— BEGIN —

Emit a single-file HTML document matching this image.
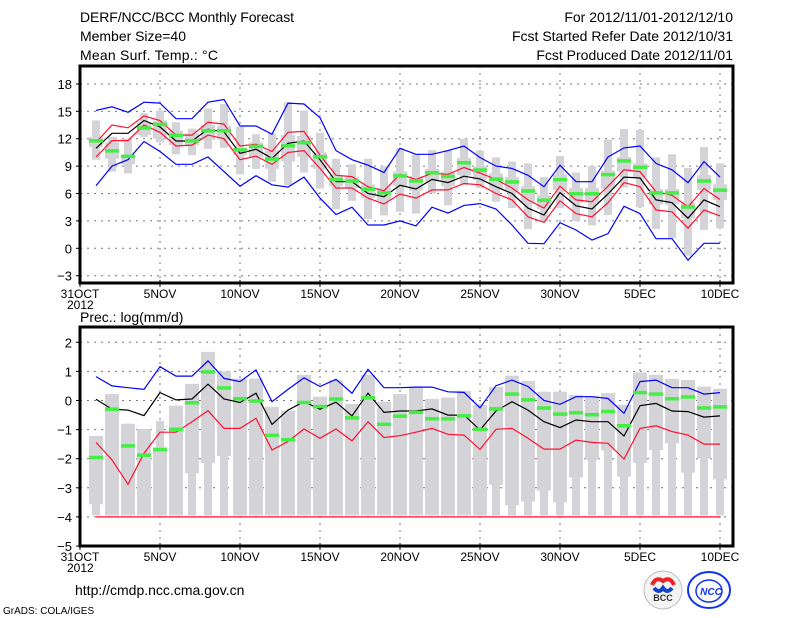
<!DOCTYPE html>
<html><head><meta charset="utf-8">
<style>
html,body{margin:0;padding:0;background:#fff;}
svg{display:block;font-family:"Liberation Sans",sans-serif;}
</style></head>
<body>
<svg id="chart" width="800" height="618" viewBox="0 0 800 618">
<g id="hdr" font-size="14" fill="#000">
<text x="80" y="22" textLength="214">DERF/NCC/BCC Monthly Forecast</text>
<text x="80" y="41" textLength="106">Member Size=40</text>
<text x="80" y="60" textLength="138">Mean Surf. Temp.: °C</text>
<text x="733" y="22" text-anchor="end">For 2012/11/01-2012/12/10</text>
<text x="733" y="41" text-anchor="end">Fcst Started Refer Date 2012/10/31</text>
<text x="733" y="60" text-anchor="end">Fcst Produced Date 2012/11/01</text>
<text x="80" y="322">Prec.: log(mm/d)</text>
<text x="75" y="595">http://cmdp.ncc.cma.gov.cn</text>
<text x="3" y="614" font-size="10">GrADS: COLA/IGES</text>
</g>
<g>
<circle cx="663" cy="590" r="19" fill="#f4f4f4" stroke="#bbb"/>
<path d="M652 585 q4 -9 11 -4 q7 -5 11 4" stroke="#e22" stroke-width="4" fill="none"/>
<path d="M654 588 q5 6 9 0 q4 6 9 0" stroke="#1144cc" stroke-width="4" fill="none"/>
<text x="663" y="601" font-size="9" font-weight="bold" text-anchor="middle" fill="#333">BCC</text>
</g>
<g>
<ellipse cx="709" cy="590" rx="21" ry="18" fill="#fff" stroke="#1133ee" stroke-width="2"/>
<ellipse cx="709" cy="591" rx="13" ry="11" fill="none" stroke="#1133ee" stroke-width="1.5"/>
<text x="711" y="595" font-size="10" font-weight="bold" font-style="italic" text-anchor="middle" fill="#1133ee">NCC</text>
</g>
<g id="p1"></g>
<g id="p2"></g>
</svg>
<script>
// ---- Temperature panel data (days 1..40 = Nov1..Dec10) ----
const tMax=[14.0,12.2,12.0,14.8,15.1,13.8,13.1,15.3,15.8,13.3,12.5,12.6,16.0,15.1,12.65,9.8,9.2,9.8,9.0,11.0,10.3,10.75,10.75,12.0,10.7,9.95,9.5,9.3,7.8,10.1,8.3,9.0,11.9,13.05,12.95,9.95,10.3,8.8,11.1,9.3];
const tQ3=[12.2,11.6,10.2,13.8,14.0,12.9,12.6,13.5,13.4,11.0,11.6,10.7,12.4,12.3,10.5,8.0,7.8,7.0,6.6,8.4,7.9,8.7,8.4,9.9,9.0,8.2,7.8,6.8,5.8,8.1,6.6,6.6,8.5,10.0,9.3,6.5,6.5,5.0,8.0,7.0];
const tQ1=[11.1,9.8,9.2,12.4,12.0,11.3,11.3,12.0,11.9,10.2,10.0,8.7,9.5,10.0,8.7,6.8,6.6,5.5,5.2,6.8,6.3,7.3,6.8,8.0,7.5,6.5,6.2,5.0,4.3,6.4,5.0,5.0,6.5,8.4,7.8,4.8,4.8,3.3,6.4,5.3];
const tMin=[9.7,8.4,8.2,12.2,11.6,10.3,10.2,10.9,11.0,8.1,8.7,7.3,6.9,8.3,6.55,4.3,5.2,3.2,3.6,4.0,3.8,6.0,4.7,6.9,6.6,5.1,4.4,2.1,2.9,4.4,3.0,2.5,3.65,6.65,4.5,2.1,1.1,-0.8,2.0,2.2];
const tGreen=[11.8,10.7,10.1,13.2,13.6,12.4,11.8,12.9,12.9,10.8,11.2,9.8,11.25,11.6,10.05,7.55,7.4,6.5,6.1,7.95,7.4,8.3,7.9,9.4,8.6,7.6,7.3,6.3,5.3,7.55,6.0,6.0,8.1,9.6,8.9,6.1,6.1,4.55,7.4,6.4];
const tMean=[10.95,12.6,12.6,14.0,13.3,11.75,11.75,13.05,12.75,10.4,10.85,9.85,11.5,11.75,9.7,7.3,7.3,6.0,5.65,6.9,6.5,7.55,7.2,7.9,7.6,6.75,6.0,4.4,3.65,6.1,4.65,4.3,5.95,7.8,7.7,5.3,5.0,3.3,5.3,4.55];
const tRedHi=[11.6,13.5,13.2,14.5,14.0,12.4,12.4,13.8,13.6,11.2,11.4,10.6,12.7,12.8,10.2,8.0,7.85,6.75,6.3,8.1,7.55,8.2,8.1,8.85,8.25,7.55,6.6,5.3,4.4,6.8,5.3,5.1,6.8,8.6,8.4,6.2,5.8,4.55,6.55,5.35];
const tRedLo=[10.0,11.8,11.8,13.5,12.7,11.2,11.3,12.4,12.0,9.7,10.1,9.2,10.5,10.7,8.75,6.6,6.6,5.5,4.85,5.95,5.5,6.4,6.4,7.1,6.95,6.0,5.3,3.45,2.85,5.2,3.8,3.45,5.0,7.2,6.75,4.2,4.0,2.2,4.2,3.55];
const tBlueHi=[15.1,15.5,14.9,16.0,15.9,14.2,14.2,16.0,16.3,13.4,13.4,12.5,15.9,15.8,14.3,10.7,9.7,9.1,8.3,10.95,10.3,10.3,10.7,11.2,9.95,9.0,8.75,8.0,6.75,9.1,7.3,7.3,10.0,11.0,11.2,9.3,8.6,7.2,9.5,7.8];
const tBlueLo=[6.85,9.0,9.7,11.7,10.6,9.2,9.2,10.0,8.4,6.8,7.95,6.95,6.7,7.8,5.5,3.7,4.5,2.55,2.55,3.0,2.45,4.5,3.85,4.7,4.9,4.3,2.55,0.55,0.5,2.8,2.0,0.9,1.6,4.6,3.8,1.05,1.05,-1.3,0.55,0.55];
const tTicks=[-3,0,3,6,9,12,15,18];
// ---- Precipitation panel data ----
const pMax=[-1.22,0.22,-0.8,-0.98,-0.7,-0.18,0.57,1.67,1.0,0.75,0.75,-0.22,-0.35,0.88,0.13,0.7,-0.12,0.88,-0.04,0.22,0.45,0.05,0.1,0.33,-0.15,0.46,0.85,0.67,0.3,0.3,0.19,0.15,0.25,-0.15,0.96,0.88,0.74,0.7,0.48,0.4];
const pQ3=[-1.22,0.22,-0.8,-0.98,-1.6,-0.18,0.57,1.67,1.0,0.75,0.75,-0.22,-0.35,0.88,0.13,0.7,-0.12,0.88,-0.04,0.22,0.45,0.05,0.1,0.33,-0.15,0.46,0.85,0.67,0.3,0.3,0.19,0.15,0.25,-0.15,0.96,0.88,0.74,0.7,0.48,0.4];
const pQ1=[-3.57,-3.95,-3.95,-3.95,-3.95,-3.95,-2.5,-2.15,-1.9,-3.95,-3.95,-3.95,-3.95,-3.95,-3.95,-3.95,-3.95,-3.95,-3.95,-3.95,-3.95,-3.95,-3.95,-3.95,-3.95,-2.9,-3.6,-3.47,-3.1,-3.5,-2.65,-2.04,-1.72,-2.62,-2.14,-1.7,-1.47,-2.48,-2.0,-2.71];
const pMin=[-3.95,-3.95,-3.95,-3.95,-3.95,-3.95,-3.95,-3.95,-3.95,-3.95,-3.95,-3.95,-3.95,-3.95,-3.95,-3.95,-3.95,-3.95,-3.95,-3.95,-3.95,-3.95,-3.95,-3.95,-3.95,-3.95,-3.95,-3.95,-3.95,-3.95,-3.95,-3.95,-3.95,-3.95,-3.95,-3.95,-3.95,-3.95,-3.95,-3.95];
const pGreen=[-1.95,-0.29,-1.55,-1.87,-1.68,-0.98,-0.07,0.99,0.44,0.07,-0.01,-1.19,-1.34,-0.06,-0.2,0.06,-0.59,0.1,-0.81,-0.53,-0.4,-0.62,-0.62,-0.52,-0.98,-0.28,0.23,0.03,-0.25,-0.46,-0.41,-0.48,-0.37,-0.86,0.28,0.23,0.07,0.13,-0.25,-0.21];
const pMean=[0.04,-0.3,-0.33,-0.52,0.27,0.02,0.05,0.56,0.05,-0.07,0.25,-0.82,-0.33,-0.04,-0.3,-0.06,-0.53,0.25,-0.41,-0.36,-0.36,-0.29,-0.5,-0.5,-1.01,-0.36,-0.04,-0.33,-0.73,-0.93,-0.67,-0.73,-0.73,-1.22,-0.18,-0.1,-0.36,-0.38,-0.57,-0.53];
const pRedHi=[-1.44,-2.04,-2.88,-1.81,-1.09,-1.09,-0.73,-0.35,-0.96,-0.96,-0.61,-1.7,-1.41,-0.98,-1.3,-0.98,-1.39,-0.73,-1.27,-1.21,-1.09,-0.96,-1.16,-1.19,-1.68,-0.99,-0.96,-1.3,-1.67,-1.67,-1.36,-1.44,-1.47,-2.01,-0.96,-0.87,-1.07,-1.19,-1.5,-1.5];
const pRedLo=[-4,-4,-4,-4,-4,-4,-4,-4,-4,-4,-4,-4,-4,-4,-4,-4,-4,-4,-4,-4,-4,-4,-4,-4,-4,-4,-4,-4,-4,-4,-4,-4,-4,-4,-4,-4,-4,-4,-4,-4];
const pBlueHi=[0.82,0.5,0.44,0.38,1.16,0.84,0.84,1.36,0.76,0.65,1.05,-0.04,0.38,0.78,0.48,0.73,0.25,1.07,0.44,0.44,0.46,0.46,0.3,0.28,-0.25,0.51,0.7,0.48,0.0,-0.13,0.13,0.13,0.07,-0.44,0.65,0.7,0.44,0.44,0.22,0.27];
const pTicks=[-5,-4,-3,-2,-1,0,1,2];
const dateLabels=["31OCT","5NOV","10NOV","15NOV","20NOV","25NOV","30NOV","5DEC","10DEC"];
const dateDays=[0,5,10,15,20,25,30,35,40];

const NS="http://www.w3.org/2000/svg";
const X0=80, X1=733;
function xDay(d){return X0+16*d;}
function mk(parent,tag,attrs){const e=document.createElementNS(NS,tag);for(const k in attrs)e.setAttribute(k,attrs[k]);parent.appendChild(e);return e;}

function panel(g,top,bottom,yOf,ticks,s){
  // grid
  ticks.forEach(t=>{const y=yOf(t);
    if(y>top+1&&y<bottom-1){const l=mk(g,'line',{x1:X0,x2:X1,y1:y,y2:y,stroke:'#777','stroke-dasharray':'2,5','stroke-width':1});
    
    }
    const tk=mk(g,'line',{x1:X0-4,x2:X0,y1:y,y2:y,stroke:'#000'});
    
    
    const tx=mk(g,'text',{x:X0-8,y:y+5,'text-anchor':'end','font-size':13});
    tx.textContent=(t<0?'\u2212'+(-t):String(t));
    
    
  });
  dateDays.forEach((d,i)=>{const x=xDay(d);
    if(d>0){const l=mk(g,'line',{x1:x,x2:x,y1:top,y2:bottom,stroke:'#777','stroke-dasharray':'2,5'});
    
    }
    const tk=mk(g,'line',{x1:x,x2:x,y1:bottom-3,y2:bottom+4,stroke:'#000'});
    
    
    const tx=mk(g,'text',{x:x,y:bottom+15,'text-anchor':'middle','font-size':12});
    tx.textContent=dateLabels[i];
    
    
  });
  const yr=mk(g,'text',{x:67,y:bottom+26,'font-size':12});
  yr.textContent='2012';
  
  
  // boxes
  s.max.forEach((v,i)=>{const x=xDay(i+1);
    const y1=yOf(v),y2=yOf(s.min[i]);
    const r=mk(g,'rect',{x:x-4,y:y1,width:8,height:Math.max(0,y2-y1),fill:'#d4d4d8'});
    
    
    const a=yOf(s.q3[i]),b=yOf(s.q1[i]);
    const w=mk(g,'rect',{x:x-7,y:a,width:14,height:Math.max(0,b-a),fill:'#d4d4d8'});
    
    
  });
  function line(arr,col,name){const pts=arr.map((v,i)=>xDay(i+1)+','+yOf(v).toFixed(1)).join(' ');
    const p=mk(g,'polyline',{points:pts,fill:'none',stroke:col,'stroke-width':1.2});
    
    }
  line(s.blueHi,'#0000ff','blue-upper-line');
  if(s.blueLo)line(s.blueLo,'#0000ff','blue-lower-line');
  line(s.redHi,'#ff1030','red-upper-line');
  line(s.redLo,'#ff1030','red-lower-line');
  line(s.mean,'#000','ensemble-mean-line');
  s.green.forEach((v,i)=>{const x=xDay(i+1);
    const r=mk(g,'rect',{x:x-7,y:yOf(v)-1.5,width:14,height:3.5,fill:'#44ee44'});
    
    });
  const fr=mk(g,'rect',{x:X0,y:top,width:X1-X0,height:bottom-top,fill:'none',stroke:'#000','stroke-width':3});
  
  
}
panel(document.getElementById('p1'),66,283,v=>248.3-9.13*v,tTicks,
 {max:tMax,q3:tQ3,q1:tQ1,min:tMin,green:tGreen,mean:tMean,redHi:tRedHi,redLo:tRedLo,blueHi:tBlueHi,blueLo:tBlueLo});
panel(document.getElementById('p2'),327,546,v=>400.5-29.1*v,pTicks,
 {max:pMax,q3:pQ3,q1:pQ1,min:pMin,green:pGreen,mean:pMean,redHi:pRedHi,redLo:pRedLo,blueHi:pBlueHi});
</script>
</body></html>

— END —

◆ **TASK DETAILS**
Give the count of lines containing "document", with no added text.

◆ **THE OUTPUT**
4